When she's not walking her pup—English Shepherd and CCHIL research helper Linus—or leading new research at the Canine Cognition and Human Interaction Lab (CCHIL), third-year graduate student London Wolff is training service and therapy dogs.
London has been training dogs since she was in undergrad. As a dog lover, she always knew she wanted to be around the four-legged friends—but when she started training them, she realized she had a knack for the task.
"I started getting really into it because it was basically a clear application of learning about the animal mind," London said.

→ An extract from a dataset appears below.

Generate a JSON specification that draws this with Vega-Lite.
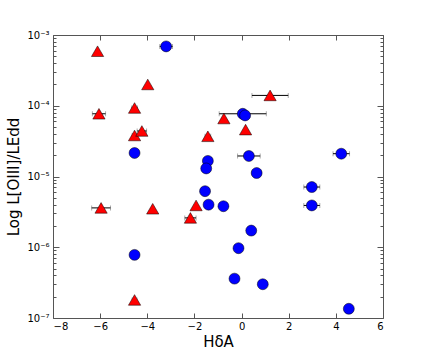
{
  "$schema": "https://vega.github.io/schema/vega-lite/v6.json",
  "width": 330,
  "height": 283,
  "autosize": "none",
  "padding": {"left": 53, "top": 35, "right": 43, "bottom": 36},
  "background": "white",
  "config": {
    "view": {"stroke": "#555555", "strokeWidth": 1},
    "font": "DejaVu Sans",
    "axis": {
      "grid": false,
      "domain": false,
      "labelFont": "DejaVu Sans",
      "titleFont": "DejaVu Sans",
      "labelColor": "black",
      "titleColor": "black",
      "tickColor": "#555555",
      "labelFontSize": 10,
      "titleFontSize": 15,
      "titleFontWeight": "normal"
    }
  },
  "data": {
    "values": [
      {"hd": -6.11, "L": 5.9e-4, "err": 0, "type": "A"},
      {"hd": -3.98, "L": 2.0e-4, "err": 0, "type": "A"},
      {"hd": -6.05, "L": 7.7e-5, "err": 0.28, "type": "A"},
      {"hd": -4.54, "L": 9.3e-5, "err": 0.12, "type": "A"},
      {"hd": -4.54, "L": 3.8e-5, "err": 0.1, "type": "A"},
      {"hd": -4.23, "L": 4.4e-5, "err": 0.2, "type": "A"},
      {"hd": -1.43, "L": 3.7e-5, "err": 0.12, "type": "A"},
      {"hd": 1.21, "L": 1.4e-4, "err": 0.77, "type": "A"},
      {"hd": -0.75, "L": 6.6e-5, "err": 0, "type": "A"},
      {"hd": 0.17, "L": 4.6e-5, "err": 0, "type": "A"},
      {"hd": -5.96, "L": 3.6e-6, "err": 0.4, "type": "A"},
      {"hd": -3.77, "L": 3.5e-6, "err": 0, "type": "A"},
      {"hd": -1.93, "L": 3.9e-6, "err": 0, "type": "A"},
      {"hd": -2.17, "L": 2.6e-6, "err": 0.24, "type": "A"},
      {"hd": -4.54, "L": 1.8e-7, "err": 0.1, "type": "A"},
      {"hd": -3.2, "L": 6.9e-4, "err": 0.27, "type": "B"},
      {"hd": -4.54, "L": 2.15e-5, "err": 0, "type": "B"},
      {"hd": -1.43, "L": 1.66e-5, "err": 0, "type": "B"},
      {"hd": -1.5, "L": 1.3e-5, "err": 0.1, "type": "B"},
      {"hd": 0.05, "L": 7.7e-5, "err": 1.0, "type": "B"},
      {"hd": 0.15, "L": 7.3e-5, "err": 0, "type": "B"},
      {"hd": 0.31, "L": 1.95e-5, "err": 0.48, "type": "B"},
      {"hd": 0.64, "L": 1.12e-5, "err": 0.2, "type": "B"},
      {"hd": 4.23, "L": 2.1e-5, "err": 0.35, "type": "B"},
      {"hd": -1.55, "L": 6.2e-6, "err": 0, "type": "B"},
      {"hd": -1.4, "L": 4.0e-6, "err": 0, "type": "B"},
      {"hd": -0.77, "L": 3.8e-6, "err": 0, "type": "B"},
      {"hd": 0.41, "L": 1.72e-6, "err": 0, "type": "B"},
      {"hd": -0.13, "L": 9.7e-7, "err": 0.15, "type": "B"},
      {"hd": -0.3, "L": 3.6e-7, "err": 0, "type": "B"},
      {"hd": 0.9, "L": 3.0e-7, "err": 0.15, "type": "B"},
      {"hd": 4.55, "L": 1.35e-7, "err": 0, "type": "B"},
      {"hd": 2.98, "L": 7.1e-6, "err": 0.34, "type": "B"},
      {"hd": 2.98, "L": 3.9e-6, "err": 0.34, "type": "B"},
      {"hd": -4.54, "L": 7.8e-7, "err": 0, "type": "B"}
    ]
  },
  "layer": [
    {
      "transform": [{"filter": "datum.err > 0"}],
      "mark": {"type": "errorbar", "color": "black", "thickness": 1, "ticks": {"color": "#888888", "size": 5, "thickness": 1}},
      "encoding": {
        "x": {
          "field": "hd", "type": "quantitative",
          "scale": {"domain": [-8, 6], "nice": false, "zero": false},
          "axis": {"orient": "bottom", "values": [-8, -6, -4, -2, 0, 2, 4, 6], "tickSize": -5, "labelPadding": 8, "title": "HδA", "titlePadding": 3}
        },
        "xError": {"field": "err"},
        "y": {
          "field": "L", "type": "quantitative",
          "scale": {"type": "log", "domain": [1e-7, 1e-3], "nice": false},
          "axis": {
            "orient": "left",
            "values": [1e-7, 2e-7, 3e-7, 4e-7, 5e-7, 6e-7, 7e-7, 8e-7, 9e-7, 1e-6, 2e-6, 3e-6, 4e-6, 5e-6, 6e-6, 7e-6, 8e-6, 9e-6, 1e-5, 2e-5, 3e-5, 4e-5, 5e-5, 6e-5, 7e-5, 8e-5, 9e-5, 1e-4, 2e-4, 3e-4, 4e-4, 5e-4, 6e-4, 7e-4, 8e-4, 9e-4, 1e-3],
            "tickSize": {"condition": {"test": "abs(datum.value / pow(10, round(log(datum.value)/LN10)) - 1) < 0.01", "value": -6}, "value": -3},
            "labelPadding": 10,
            "labelExpr": "abs(datum.value / pow(10, round(log(datum.value)/LN10)) - 1) < 0.01 ? '10' + ['⁻⁷','⁻⁶','⁻⁵','⁻⁴','⁻³'][round(log(datum.value)/LN10) + 7] : ''",
            "title": "Log L[OIII]/LEdd",
            "titlePadding": 5
          }
        }
      }
    },
    {
      "transform": [{"filter": "datum.type == 'A'"}],
      "mark": {"type": "point", "shape": "triangle-up", "filled": true, "fill": "#ff0000", "stroke": "black", "strokeWidth": 0.5, "opacity": 1, "size": 150},
      "encoding": {
        "x": {"field": "hd", "type": "quantitative", "axis": {"orient": "top", "values": [-8, -6, -4, -2, 0, 2, 4, 6], "tickSize": -5, "labels": false, "title": null}},
        "y": {
          "field": "L", "type": "quantitative",
          "axis": {
            "orient": "right",
            "values": [1e-7, 2e-7, 3e-7, 4e-7, 5e-7, 6e-7, 7e-7, 8e-7, 9e-7, 1e-6, 2e-6, 3e-6, 4e-6, 5e-6, 6e-6, 7e-6, 8e-6, 9e-6, 1e-5, 2e-5, 3e-5, 4e-5, 5e-5, 6e-5, 7e-5, 8e-5, 9e-5, 1e-4, 2e-4, 3e-4, 4e-4, 5e-4, 6e-4, 7e-4, 8e-4, 9e-4, 1e-3],
            "tickSize": {"condition": {"test": "abs(datum.value / pow(10, round(log(datum.value)/LN10)) - 1) < 0.01", "value": -6}, "value": -3},
            "labels": false,
            "title": null
          }
        }
      }
    },
    {
      "transform": [{"filter": "datum.type == 'B'"}],
      "mark": {"type": "point", "shape": "circle", "filled": true, "fill": "#0000ff", "stroke": "black", "strokeWidth": 0.5, "opacity": 1, "size": 120},
      "encoding": {
        "x": {"field": "hd", "type": "quantitative", "axis": null},
        "y": {"field": "L", "type": "quantitative", "axis": null}
      }
    }
  ],
  "resolve": {"axis": {"x": "independent", "y": "independent"}}
}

After moving to Lincoln to pursue her Ph.D. with the lab, she became involved with Uplifting Paws. Started by Liz Higley, the organization rescues dogs from shelters and then provides them with round-the-clock training so they can become certified service animals.

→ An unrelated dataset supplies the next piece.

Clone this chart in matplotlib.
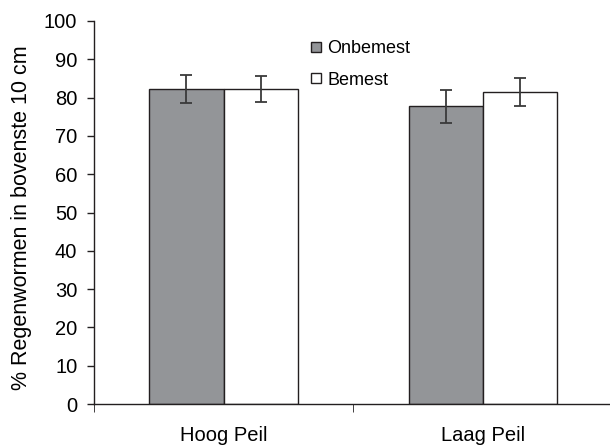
import matplotlib
matplotlib.use("Agg")
import matplotlib.pyplot as plt
import numpy as np
from matplotlib.lines import Line2D

plt.rcParams['font.family'] = ['Liberation Sans', 'DejaVu Sans']

categories = ["Hoog Peil", "Laag Peil"]
series_names = ["Onbemest", "Bemest"]
onbemest = [82.2, 77.7]
bemest = [82.3, 81.5]
onbemest_err = [3.6, 4.3]
bemest_err = [3.4, 3.7]
yticks = list(range(0, 101, 10))

fig = plt.figure(figsize=(6.10, 4.46), dpi=100)
ax = fig.add_axes([0.154, 0.094, 0.85, 0.859])

x = np.arange(len(categories))
w = 0.286
edge = "#231f20"
ekw = dict(ecolor="#3a3a3a", elinewidth=1.3, capsize=4, capthick=1.3)
ax.bar(x - w/2, onbemest, w, color="#939598", edgecolor=edge, linewidth=1.0,
       yerr=onbemest_err, error_kw=ekw, label=series_names[0], zorder=2)
ax.bar(x + w/2, bemest, w, color="white", edgecolor=edge, linewidth=1.0,
       yerr=bemest_err, error_kw=ekw, label=series_names[1], zorder=2)

ax.set_xlim(-0.5, 1.5)
ax.set_ylim(0, 100)
ax.set_yticks(yticks)
ax.set_yticklabels([str(t) for t in yticks], fontsize=14.5)
ax.set_xticks(x)
ax.set_xticklabels(categories, fontsize=14.5)
ax.tick_params(axis='x', length=0, pad=16)
ax.set_xticks([-0.5, 0.5, 1.5], minor=True)
ax.tick_params(axis='x', which='minor', length=6, direction='out', color=edge)
ax.tick_params(axis='y', length=5, direction='out', color=edge, width=1.0, pad=7)

for s in ['top', 'right']:
    ax.spines[s].set_visible(False)
for s in ['left', 'bottom']:
    ax.spines[s].set_color(edge)
    ax.spines[s].set_linewidth(1.0)

ax.set_ylabel("% Regenwormen in bovenste 10 cm", fontsize=15.5)
ax.yaxis.set_label_coords(-0.120, 0.486)

handles = [
    Line2D([], [], marker='s', linestyle='none', markersize=6.5, markerfacecolor="#939598", markeredgecolor=edge),
    Line2D([], [], marker='s', linestyle='none', markersize=6.5, markerfacecolor="white", markeredgecolor=edge),
]
fig.legend(handles, series_names, loc='upper left', bbox_to_anchor=(0.501, 0.918),
           bbox_transform=fig.transFigure, frameon=False, borderaxespad=0,
           fontsize=13, handlelength=0.8, handletextpad=0.2, labelspacing=0.8, borderpad=0.2)

fig.savefig("out.png", dpi=100)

Trained service and therapy animals can be expensive. For many people, the cost alone can keep them from implementing these useful animals into their lives.

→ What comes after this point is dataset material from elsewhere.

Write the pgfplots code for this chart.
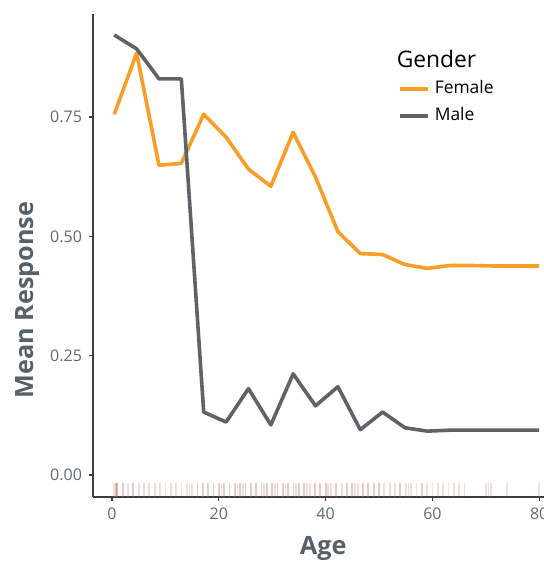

"I saw that in the service/therapy dog world, there's a huge gap with mental health service dogs because they just don't make them, and they don't really place them... And some of the reasons are because it's hard to get money for them," London said. "Often, people with mental health disparities find it harder to get jobs so they can't pay for the service dogs as well, and even subsidized, they're still upwards of $20,000 to $30,000."
Uplifting Paws service animals cost half to even one-third of the cost of even the most subsidized service animals. Service dog training is not the easiest task, as it requires the animal to live with a volunteer trainer for years and undergo a variety of temperament tests — but for London, it's worth it.
"[Liz] basically was just like, 'We're gonna be doing good for a lot of people,'" London said. "And I'm a sucker for doing good."